• _Recorded data_
[Start]
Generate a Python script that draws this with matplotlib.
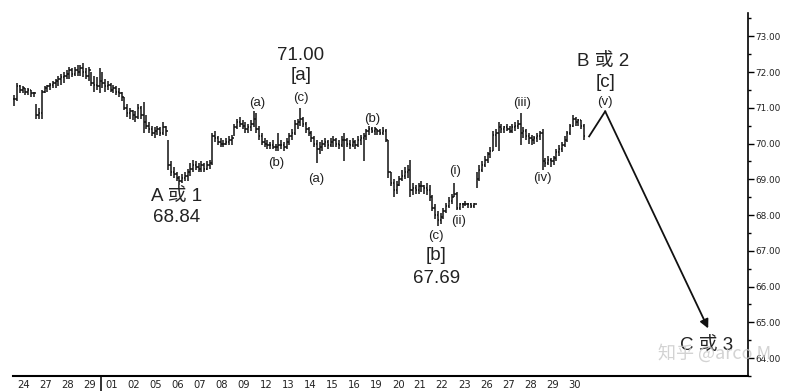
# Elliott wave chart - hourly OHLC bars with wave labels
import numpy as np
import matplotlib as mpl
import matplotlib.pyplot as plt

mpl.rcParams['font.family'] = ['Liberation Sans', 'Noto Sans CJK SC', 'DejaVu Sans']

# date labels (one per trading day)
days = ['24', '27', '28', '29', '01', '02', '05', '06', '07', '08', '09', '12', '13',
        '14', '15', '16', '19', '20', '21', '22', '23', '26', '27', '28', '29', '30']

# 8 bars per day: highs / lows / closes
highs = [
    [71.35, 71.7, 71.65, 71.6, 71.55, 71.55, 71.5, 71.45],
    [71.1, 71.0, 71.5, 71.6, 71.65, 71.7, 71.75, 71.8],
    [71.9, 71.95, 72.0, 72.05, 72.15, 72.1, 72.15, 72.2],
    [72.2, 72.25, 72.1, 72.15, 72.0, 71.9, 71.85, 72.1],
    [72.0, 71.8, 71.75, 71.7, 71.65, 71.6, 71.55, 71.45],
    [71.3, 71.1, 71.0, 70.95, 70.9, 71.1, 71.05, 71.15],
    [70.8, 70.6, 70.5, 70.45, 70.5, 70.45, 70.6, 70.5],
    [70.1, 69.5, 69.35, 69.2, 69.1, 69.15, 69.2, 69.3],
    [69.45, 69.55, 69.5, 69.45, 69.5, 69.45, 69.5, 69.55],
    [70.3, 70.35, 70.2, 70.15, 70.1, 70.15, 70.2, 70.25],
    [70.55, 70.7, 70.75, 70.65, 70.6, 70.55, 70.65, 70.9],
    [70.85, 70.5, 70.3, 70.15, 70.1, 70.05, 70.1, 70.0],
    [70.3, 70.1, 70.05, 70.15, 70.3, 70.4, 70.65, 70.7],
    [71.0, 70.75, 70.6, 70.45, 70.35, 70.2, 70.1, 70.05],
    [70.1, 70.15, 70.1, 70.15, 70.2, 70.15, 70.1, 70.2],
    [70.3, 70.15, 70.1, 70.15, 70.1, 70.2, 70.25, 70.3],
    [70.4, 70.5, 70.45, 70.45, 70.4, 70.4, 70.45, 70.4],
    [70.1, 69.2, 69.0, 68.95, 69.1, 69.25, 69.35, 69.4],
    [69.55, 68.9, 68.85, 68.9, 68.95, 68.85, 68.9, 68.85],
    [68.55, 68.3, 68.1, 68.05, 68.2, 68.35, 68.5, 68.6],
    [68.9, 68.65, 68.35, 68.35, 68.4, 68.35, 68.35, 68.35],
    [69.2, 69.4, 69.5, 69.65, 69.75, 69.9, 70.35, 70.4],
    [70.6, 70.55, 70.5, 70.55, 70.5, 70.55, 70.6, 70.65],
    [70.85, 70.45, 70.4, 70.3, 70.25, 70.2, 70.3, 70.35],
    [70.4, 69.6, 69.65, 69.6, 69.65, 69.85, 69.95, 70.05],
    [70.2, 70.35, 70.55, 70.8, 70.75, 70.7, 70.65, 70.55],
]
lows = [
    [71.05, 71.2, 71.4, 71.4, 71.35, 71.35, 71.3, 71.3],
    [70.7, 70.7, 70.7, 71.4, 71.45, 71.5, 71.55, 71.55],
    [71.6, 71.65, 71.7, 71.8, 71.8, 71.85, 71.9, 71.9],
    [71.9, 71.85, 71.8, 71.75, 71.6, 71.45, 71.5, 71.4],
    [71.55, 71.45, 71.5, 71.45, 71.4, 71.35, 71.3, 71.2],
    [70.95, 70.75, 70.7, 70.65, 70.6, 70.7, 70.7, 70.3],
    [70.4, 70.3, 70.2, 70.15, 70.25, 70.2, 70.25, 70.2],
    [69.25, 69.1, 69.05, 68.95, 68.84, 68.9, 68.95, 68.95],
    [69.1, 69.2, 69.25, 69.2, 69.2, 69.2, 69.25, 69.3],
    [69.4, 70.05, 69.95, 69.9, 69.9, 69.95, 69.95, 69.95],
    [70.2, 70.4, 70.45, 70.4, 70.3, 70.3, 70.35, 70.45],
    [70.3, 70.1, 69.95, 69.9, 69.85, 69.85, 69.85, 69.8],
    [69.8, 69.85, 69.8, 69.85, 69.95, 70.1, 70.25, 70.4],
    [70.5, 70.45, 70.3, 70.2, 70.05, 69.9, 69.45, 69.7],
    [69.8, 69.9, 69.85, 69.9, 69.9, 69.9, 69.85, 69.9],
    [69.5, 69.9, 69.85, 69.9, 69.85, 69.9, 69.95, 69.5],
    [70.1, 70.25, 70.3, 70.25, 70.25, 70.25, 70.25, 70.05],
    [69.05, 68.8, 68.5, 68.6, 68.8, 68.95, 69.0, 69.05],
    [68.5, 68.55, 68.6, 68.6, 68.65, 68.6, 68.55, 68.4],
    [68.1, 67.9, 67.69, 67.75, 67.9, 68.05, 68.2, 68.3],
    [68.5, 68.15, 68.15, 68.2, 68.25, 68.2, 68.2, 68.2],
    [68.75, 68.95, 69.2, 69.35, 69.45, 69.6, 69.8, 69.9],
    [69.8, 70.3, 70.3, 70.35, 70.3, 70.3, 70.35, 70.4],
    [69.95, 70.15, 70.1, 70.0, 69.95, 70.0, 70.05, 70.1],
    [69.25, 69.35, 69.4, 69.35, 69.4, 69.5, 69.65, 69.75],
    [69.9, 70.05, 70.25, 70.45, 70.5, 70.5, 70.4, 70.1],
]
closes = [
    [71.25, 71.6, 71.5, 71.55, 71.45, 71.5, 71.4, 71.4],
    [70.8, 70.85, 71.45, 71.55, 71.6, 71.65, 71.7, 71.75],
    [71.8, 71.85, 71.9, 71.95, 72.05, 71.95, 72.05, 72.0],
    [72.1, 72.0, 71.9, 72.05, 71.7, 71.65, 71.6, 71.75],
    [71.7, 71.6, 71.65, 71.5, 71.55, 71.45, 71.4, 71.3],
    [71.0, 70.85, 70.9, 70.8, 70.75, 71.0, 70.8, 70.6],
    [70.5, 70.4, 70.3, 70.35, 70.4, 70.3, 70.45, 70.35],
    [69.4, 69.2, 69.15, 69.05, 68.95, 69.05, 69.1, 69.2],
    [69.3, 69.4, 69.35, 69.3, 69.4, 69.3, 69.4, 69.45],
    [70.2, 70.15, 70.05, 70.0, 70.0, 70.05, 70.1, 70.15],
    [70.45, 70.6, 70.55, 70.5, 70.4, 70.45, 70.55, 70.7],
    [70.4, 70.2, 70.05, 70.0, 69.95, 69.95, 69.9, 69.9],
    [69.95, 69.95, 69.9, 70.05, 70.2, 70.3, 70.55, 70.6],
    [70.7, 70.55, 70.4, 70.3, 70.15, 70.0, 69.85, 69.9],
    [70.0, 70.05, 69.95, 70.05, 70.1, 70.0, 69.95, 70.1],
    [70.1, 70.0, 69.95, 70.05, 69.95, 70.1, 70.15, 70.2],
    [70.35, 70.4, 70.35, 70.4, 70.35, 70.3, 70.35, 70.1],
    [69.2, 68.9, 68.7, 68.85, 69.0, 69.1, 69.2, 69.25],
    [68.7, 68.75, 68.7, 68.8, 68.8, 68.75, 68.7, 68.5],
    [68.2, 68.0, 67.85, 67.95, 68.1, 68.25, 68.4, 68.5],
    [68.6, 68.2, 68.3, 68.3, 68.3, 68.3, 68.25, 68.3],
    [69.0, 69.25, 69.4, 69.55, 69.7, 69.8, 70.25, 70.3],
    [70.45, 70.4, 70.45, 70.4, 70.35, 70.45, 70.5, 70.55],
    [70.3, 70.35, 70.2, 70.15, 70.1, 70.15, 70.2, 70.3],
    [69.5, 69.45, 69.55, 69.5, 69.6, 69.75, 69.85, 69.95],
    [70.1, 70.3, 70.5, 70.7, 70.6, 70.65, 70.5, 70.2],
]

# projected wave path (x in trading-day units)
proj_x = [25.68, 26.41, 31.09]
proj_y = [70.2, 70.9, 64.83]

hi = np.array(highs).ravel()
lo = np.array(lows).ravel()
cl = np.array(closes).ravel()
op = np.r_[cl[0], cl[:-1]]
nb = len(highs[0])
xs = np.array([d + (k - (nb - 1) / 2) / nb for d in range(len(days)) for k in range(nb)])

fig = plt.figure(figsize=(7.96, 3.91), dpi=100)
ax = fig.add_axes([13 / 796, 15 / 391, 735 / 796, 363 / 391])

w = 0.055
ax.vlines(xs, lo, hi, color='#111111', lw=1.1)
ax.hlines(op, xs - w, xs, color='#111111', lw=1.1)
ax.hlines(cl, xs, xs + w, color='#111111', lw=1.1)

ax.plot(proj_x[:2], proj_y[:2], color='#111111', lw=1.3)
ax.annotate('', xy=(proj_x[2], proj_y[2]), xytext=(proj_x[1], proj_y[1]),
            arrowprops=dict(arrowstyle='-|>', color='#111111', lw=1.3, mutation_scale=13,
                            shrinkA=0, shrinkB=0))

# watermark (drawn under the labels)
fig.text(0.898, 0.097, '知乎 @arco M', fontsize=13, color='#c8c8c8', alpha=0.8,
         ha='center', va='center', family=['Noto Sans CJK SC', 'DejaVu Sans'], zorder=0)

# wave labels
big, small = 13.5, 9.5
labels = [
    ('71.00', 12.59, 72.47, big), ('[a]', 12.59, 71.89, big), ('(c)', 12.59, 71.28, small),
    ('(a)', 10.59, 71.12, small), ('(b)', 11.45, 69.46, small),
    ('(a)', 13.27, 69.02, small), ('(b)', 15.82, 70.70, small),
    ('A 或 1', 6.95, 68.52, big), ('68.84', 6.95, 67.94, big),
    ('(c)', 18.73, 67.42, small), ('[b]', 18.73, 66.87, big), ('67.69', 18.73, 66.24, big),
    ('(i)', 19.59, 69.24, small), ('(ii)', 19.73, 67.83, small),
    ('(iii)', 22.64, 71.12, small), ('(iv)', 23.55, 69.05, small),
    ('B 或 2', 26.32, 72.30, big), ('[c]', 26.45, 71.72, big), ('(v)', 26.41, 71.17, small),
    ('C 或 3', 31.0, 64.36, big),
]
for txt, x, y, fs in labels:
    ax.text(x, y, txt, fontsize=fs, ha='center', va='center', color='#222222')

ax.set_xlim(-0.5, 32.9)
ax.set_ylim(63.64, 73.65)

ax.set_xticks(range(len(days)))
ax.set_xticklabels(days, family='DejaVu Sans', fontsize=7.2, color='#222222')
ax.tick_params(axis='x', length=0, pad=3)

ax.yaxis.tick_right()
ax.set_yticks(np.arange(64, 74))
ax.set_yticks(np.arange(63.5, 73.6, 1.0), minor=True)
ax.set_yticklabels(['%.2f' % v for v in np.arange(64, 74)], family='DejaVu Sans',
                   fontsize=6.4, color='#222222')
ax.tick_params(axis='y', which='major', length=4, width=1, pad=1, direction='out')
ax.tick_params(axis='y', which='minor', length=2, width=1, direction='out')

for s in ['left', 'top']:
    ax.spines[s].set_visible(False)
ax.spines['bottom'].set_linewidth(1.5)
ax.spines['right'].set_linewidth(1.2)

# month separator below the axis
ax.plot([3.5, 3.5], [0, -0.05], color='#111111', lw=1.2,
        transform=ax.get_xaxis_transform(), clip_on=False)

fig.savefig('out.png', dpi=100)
[End]
• _Exercise directions_
Set down again, exactly, the lines of the material above from its first line to the one with "mpl.rcParams['font.family'] = ['Liberation", inclusive. Leave the pictures out.

• _Response_
Generate a Python script that draws this with matplotlib.
# Elliott wave chart - hourly OHLC bars with wave labels
import numpy as np
import matplotlib as mpl
import matplotlib.pyplot as plt

mpl.rcParams['font.family'] = ['Liberation Sans', 'Noto Sans CJK SC', 'DejaVu Sans']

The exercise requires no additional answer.